The problem is aircraft are not even using the 50 percent blend that is approved today. In reality, SAF accounted for less than one percent of the fuel used by airlines, according to 2019 data from IATA. The reason for this is there is not enough supply in the market yet. Slattery said if SAF were to be flown on the entire Air France KLM fleet for example, they would burn the world’s supply of SAF in one day.
“The big issue is getting availability of SAF… so the challenge on us is to create a stable demand so that industry can rally around and create the availability of SAF so that airlines can then get it at a more economical price,” Slattery said.
Slattery said he does think there is demand from airlines for SAF, however, regulators and policymakers may need to create incentives for generating SAF.
“I know the airlines want to do it…but the regulators, the policymakers, they may need to play a role here,” Slattery said. “As they look around encouraging incentives to help people generate SAF and SAF can come from a multitude of sources, including synthetic SAFs. If we bring up the supply, the price will come down and that supply-demand equation will help bring the price down, but regulators are also looking at potentially regulating the percentage of SAF that would need to be used onboard an aircraft.”
After lowering the price, the industry will also have to create a structure to make SAF more user-friendly, Slattery said.
“We do need an eco-structure to make it more user friendly to get SAF to the airports to actually generate SAF, to distill and refined SAF,” Slattery said. “We feel comfortable that it is all doable. Certainly, the refining parts of it is very doable. Frankly, with the current footprint of refineries that are out there today refining oil can very easily move over to SAF.”
There is also pressure from airline passengers about lowering emissions when they are flying which could also contribute to a demand for technologies like SAF, Slattery said.
“The travelers of the future, the passengers, who we are all here ultimately to serve, they want to know what their carbon emission per mile is going to be in the future,” Slattery said.

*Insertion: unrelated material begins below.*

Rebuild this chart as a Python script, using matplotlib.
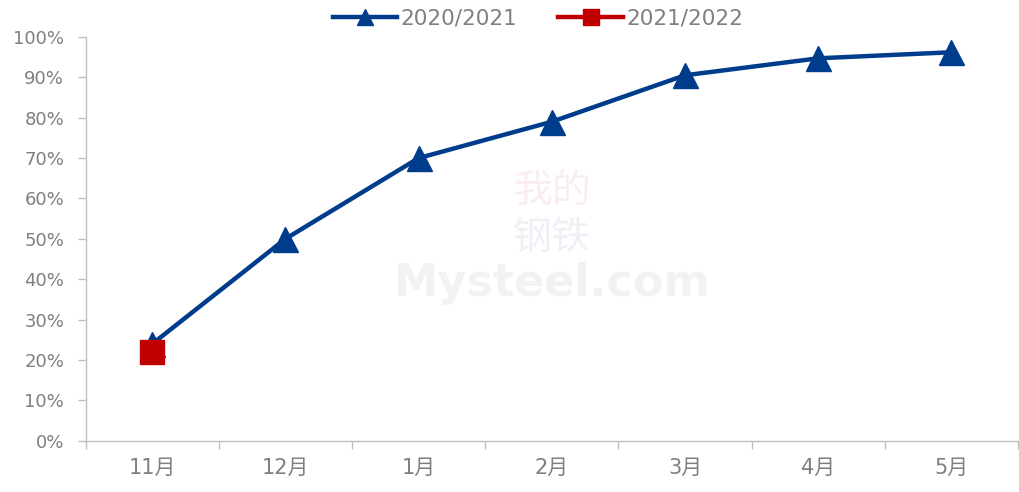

If GE were to reduce emissions by 20 percent on narrow-body aircraft types flying with its engines today, it would be equivalent to taking 17 million cars off the road, Slattery said. However, the goal of the RISE program is to cut emissions by using a hybrid-electric engine with an open fan architecture and the capability to burn 100 percent SAF or hydrogen fuel.
“To get to that nirvana of carbon-free emissions, zero carbon-free flight, we’re going to need to have improved fuels,” Slattery said. “We’re going to need to have sustainable aviation fuels in a volume that will make sense for the operators around the world and then we need to stay on that path to get to ultimately to find a way to burn green hydrogen.”
Slattery said the aviation industry’s growth is dependent on adopting and developing these new technologies to drive down emissions.
“We’re at an inflection point in our industry,” Slattery said. “We need to win the right to continue to grow and that’s going to be rooted, in my humble opinion, in our commitment to drive down CO2 emissions.”